Consider a system evolving under random influences, like a dust particle in the air or the fluctuations of a financial market. These are modeled by stochastic differential equations. A central concept for such systems is the Lyapunov exponent, which measures the average exponential rate of separation of nearby trajectories. A positive Lyapunov exponent is the hallmark of chaos: it signifies extreme sensitivity to initial conditions, rendering long-term prediction impossible. The definition of the Lyapunov exponent involves taking a limit of the logarithm of a norm. Does the very existence of chaos depend on our metric? Norm equivalence, combined with the magical way logarithms turn multiplication into addition, provides the answer: no. The asymptotic growth rate—the Lyapunov exponent—is identical regardless of which norm is used. The constant factors from norm equivalence are washed away in the long-time limit. Chaos is a fundamental, objective property of the system's dynamics.
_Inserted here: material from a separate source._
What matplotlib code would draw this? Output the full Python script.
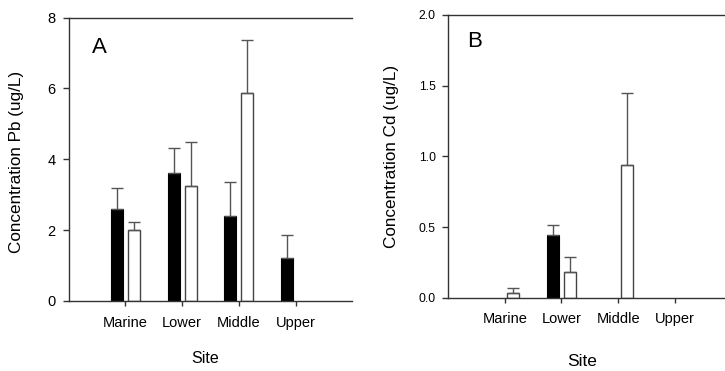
import numpy as np
import matplotlib
matplotlib.use("Agg")
import matplotlib.pyplot as plt

plt.rcParams['font.family'] = ['Liberation Sans', 'DejaVu Sans']

sites = ["Marine", "Lower", "Middle", "Upper"]

pb_black = [2.60, 3.60, 2.40, 1.22]
pb_black_err = [0.58, 0.72, 0.97, 0.64]
pb_white = [2.00, 3.24, 5.88, np.nan]
pb_white_err = [0.22, 1.25, 1.49, np.nan]

cd_black = [np.nan, 0.443, np.nan, np.nan]
cd_black_err = [np.nan, 0.073, np.nan, np.nan]
cd_white = [0.035, 0.184, 0.938, np.nan]
cd_white_err = [0.038, 0.106, 0.508, np.nan]

fig = plt.figure(figsize=(7.25, 3.71), dpi=100)
axA = fig.add_axes([0.0945, 0.1887, 0.3917, 0.764])
axB = fig.add_axes([0.618, 0.1968, 0.391, 0.7636])

x = np.arange(1, len(sites) + 1)
w = 0.21
off = 0.15
ecol = '#555555'
scol = '#333333'


def draw(ax, black, berr, white, werr, ylim, yticks, yfmt, ylabel, letter,
         tick_fs, ypad, letter_pos, ylab_x, ylab_y, site_pos, site_fs, cat_pad):
    b = np.array(black, dtype=float)
    be = np.array(berr, dtype=float)
    wv = np.array(white, dtype=float)
    we = np.array(werr, dtype=float)
    ekw = dict(ecolor=ecol, elinewidth=1.0, capsize=4.2, capthick=1.0)
    ax.bar(x - off, b, w, color='black', edgecolor='black', linewidth=0.8,
           yerr=[np.zeros_like(be), be], error_kw=ekw, zorder=2)
    ax.bar(x + off, wv, w, color='white', edgecolor='#444444', linewidth=1.0,
           yerr=[np.zeros_like(we), we], error_kw=ekw, zorder=2)
    ax.set_xlim(0, 5)
    ax.set_ylim(*ylim)
    ax.set_yticks(yticks)
    ax.set_yticklabels([yfmt.format(v) for v in yticks], fontsize=tick_fs)
    ax.set_xticks(x)
    ax.set_xticklabels(sites, fontsize=10.5)
    ax.spines['right'].set_visible(False)
    for s in ['left', 'top', 'bottom']:
        ax.spines[s].set_linewidth(1.0)
        ax.spines[s].set_color(scol)
    ax.tick_params(axis='y', direction='out', length=4.5, width=1.0, color=scol, pad=ypad)
    ax.tick_params(axis='x', direction='out', length=3.6, width=1.0, color=scol, pad=cat_pad)
    ax.set_ylabel(ylabel, fontsize=12.3)
    ax.yaxis.set_label_coords(ylab_x, ylab_y)
    ax.set_xlabel('Site', fontsize=site_fs)
    ax.xaxis.set_label_coords(site_pos[0], site_pos[1])
    ax.text(letter_pos[0], letter_pos[1], letter, transform=ax.transAxes,
            fontsize=16, ha='left', va='baseline')


draw(axA, pb_black, pb_black_err, pb_white, pb_white_err, (0, 8), [0, 2, 4, 6, 8], '{:g}',
     'Concentration Pb (ug/L)', 'A', 10.5, 5.0, (0.083, 0.875), -0.158, 0.492,
     (0.482, -0.176), 11.5, 7.5)
draw(axB, cd_black, cd_black_err, cd_white, cd_white_err, (0, 2.0), [0, 0.5, 1.0, 1.5, 2.0], '{:.1f}',
     'Concentration Cd (ug/L)', 'B', 8.8, 4.3, (0.068, 0.886), -0.173, 0.5,
     (0.473, -0.198), 12.5, 6.8)

fig.savefig('out.png', dpi=100)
Perhaps the most surprising application comes from the pristine world of number theory. A deep question in the field of Diophantine approximation is: how well can irrational numbers be approximated by fractions? Thue's theorem, a landmark result, places a fundamental limit on this for a large class of numbers. It states that for an algebraic number $\alpha$ of degree $d \ge 3$, the inequality $|\alpha - p/q| > C/q^{\mu}$ must hold for all but finitely many fractions $p/q$. The exponent $\mu$ is the star of the show; it quantifies the "badly approximable" nature of $\alpha$. The proof involves the clever construction of an "auxiliary polynomial" whose "height" (a measure of the size of its coefficients) is carefully controlled. This height is, for all intents and purposes, a norm on the finite-dimensional space of polynomials of a given degree. There are several different ways to define this height, such as the max-norm of the coefficients or the more subtle Mahler measure. Astonishingly, the choice of height norm has no effect on the final exponent $\mu$. It only alters the constant $C$. The fundamental impossibility of approximating $\alpha "too well" is a structural truth about the number system itself, and this truth is robust to our choice of measurement for the polynomials used to prove it.

From the stability of a bridge to the chaos in a random system, from the convergence of an algorithm to the properties of prime numbers, the principle of norm equivalence in finite dimensions stands as a quiet but powerful guardian of objectivity. It assures us that when we discover a fundamental property, it is a property of the world we are studying, not an illusion created by the ruler we happen to hold.